Se prodigan las campañas publicitarias con el propósito declarado de llamar la atención sobre determinados elementos que ayudan al bienestar físico e intelectual del individuo y convienen a la sociedad. Se pretende atribuir una dedicación concreta a cada día, y al paso que vamos, llegará el momento en que este tipo de campañas publicitarias se verán obligadas a compartir fechas. Bien puede decirse que en esto la abundancia no daña; al contrario, viene bien. Últimamente se está haciendo campaña a favor de la lactancia materna, por ser la más ventajosa para el niño y la madre. Se asegura, con aval científico, que la leche materna hace a los niños más sanos y más inteligentes.

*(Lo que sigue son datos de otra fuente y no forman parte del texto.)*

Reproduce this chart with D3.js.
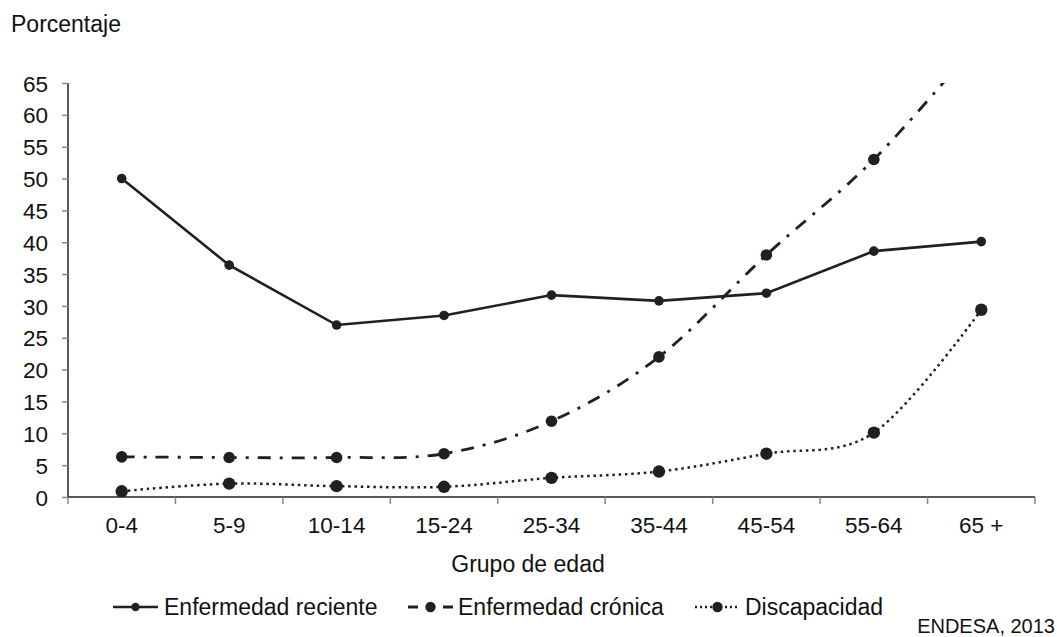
<!DOCTYPE html>
<html>
<head>
<meta charset="utf-8">
<script src="https://cdn.jsdelivr.net/npm/d3@7"></script>
<style>
  body { margin: 0; background: #fff; }
  svg { display: block; font-family: "Liberation Sans", Arial, sans-serif; }
</style>
</head>
<body>
<svg id="chart" width="1057" height="637"></svg>
<script>
const categories = ["0-4", "5-9", "10-14", "15-24", "25-34", "35-44", "45-54", "55-64", "65 +"];
const reciente = [50.0, 36.4, 27.0, 28.5, 31.7, 30.8, 32.0, 38.6, 40.1];
const cronica = [6.3, 6.2, 6.2, 6.8, 11.9, 22.0, 38.0, 53.0, 72.0];
const discapacidad = [0.9, 2.1, 1.7, 1.6, 3.0, 4.0, 6.8, 10.1, 29.4];
const yTicks = [0, 5, 10, 15, 20, 25, 30, 35, 40, 45, 50, 55, 60, 65];
const seriesNames = ["Enfermedad reciente", "Enfermedad crónica", "Discapacidad"];

(function () {
const svg = d3.select("#chart");
const pL = 68, pR = 1035, pT = 83, pB = 497;
const FONT = "Liberation Sans, Arial, sans-serif";

const x = d3.scaleBand().domain(categories).range([pL, pR]);
const y = d3.scaleLinear().domain([0, 65]).range([pB, pT]);
const cx = d => x(d) + x.bandwidth() / 2;

svg.append("defs").append("clipPath").attr("id", "clip")
  .append("rect").attr("x", pL).attr("y", pT).attr("width", pR - pL + 20).attr("height", pB - pT);

const yAxis = svg.append("g").attr("transform", `translate(${pL},0)`)
  .call(d3.axisLeft(y).tickValues(yTicks).tickSize(6).tickPadding(14));
yAxis.select(".domain").attr("stroke", "#222").attr("stroke-width", 1.5).attr("d", `M0,${pT}V${pB}`);
yAxis.selectAll(".tick line").attr("stroke", "#888").attr("stroke-width", 1.5);
yAxis.selectAll(".tick text").attr("font-size", 22.5).attr("fill", "#111")
  .attr("font-family", FONT).attr("dy", "0.36em");

const xAxis = svg.append("g").attr("transform", `translate(0,${pB})`)
  .call(d3.axisBottom(x).tickSize(0).tickPadding(24));
xAxis.select(".domain").attr("stroke", "#222").attr("stroke-width", 1.5).attr("d", `M${pL},0H${pR}`);
xAxis.selectAll(".tick text").attr("font-size", 22.5).attr("fill", "#111")
  .attr("font-family", FONT).attr("y", 36).attr("dy", null);
const bounds = categories.map(c => x(c)).concat([x(categories[categories.length - 1]) + x.bandwidth()]);
xAxis.selectAll(".btick").data(bounds).enter().append("line")
  .attr("x1", d => d).attr("x2", d => d).attr("y1", 0).attr("y2", 7)
  .attr("stroke", "#888").attr("stroke-width", 1.5);

svg.append("text").attr("x", 11).attr("y", 32).attr("font-size", 23).attr("fill", "#111").text("Porcentaje");
svg.append("text").attr("x", 528).attr("y", 572).attr("text-anchor", "middle")
  .attr("font-size", 23).attr("fill", "#111").text("Grupo de edad");
svg.append("text").attr("x", 1055).attr("y", 633).attr("text-anchor", "end")
  .attr("font-size", 20).attr("fill", "#111").text("ENDESA, 2013");

const styles = [
  { data: reciente, dash: null, width: 2.6, r: 4.8, curve: d3.curveLinear },
  { data: cronica, dash: "13,9,3,9", width: 2.8, r: 5.8, curve: d3.curveCardinal.tension(0) },
  { data: discapacidad, dash: "2.5,3.8", width: 2.5, r: 6.2, curve: d3.curveCardinal.tension(0) }
];

const plot = svg.append("g").attr("clip-path", "url(#clip)");
styles.forEach(s => {
  const line = d3.line().x((d, i) => cx(categories[i])).y(d => y(d)).curve(s.curve);
  plot.append("path").attr("d", line(s.data)).attr("fill", "none")
    .attr("stroke", "#231f20").attr("stroke-width", s.width)
    .attr("stroke-dasharray", s.dash);
  plot.selectAll(null).data(s.data).enter().append("circle")
    .attr("cx", (d, i) => cx(categories[i])).attr("cy", d => y(d)).attr("r", s.r)
    .attr("fill", "#231f20");
});

const legend = [
  { x0: 113, x1: 158, tx: 164, dash: null, r: 4.2 },
  { x0: 408, x1: 453, tx: 458, dash: "10,25,10", r: 5.2 },
  { x0: 695, x1: 740, tx: 745, dash: "2,3", r: 5.2 }
];
const ly = 607;
legend.forEach((l, i) => {
  const s = styles[i];
  const g = svg.append("g");
  g.append("line").attr("x1", l.x0).attr("x2", l.x1).attr("y1", ly).attr("y2", ly)
    .attr("stroke", "#231f20").attr("stroke-width", s.width)
    .attr("stroke-dasharray", l.dash);
  g.append("circle").attr("cx", (l.x0 + l.x1) / 2).attr("cy", ly).attr("r", l.r).attr("fill", "#231f20");
  g.append("text").attr("x", l.tx).attr("y", ly + 8).attr("font-size", 23).attr("fill", "#111").text(seriesNames[i]);
});
})();
</script>
</body>
</html>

Como toda regla, ésta presentará con alguna excepción que la confirme: hace al caso lo que se cuenta del rey Carlos II; fue amamantado por su buena madre hasta los cinco años, y no por ello pasó a la Historia como un genio.

De siempre fue considerada la leche de la mujer una eficaz medicina para las enfermedades del lactante. Don Tomás, benemérito galeno que durante muchos años cuidó la salud de mi pueblo, la tenía por remedio único: ¿Mama el rorro?, preguntaba a la madre del enfermito; pues, déle teta. No tenía que escribir la receta y la familia se iba a la botica más cercana, la de Vezdemarbán. Comentaban las comadres que don Tomás siempre recetaba lo mismo a sus niños; y en efecto, era así, lo mejor y lo más barato. Don Tomás fue un buen médico, al menos para mí. Me salvó de unas malísimas fiebres tifoideas envolviendo mi cuerpecillo de cuatro años en sábanas empapadas con agua fría. La cosa estuvo en un tris, según me contó más de una vez Pepe el Carretero; tan mal que al rapaz lo pusieron a la espera de que yo diera las «boqueás» para subir a la torre de la iglesia y tocar el «tin, tin, gloria». (Tal vez algunos de mis paisanos recuerden la letra que transcribo para los desmemoriados: -«¡Tin, tin, Gloria! -¿Quién se ha muerto?: -Juan del Huerto. -¿Quién le llora?: -La señora -¿Quién le canta? -La perdiz». No me dirán que el toque no tiene ritmo).

Me parece estar viendo a don Tomás: menudo, elegante, con bigote canoso, bastón ligero, traje bien planchado y zapatos relimpios; de trato afable, inspiraba respeto en la calle y confianza en la casa del enfermo, dos arquetípicas virtudes del médico rural. Buen observador, el tejero Ananías afirmaba que a todas las casas les llegaban en algún momento, dos visitas preocupantes: la del médico con su talante de esperanza, y la del cura con la sentencia de la Extremaunción. La visita del médico se acompañaba de gestos acostumbrados, rituales: Se le ofrecía agua y jabón de olor en el palanganero y la toalla más suave; así que el médico se lavaba las manos antes de tomarle el pulso a cada enfermo. Normalmente tenía que pechar, sólo ante el enfermo, con la enorme responsabilidad de proporcionar el único diagnóstico y acertar con el remedio, pues el doctor rural se desempeñaba como la más amplia enciclopedia de la Medicina; no le era dado recurrir a la ayuda de análisis y había de fiarse de su ojo clínico, certero por lo común. Cuando lo estimaba necesario, proponía someter el caso a consulta. La noticia corría por el pueblo y todo el mundo se enteraba de la gravedad del caso; más de una vez oía decir en mi pueblo: «Fulana está de mal parto, pues han llamado a consulta a don Pepe»; éste era un ginecólogo famoso, titular de Casasola de Arión.

El abandono de los pueblos ha originado la desaparición de figuras rurales tan tradicionales y significativas como el médico, el maestro, el veterinario, el secretario, el alguacil... nobles oficios de sustanciosa entidad.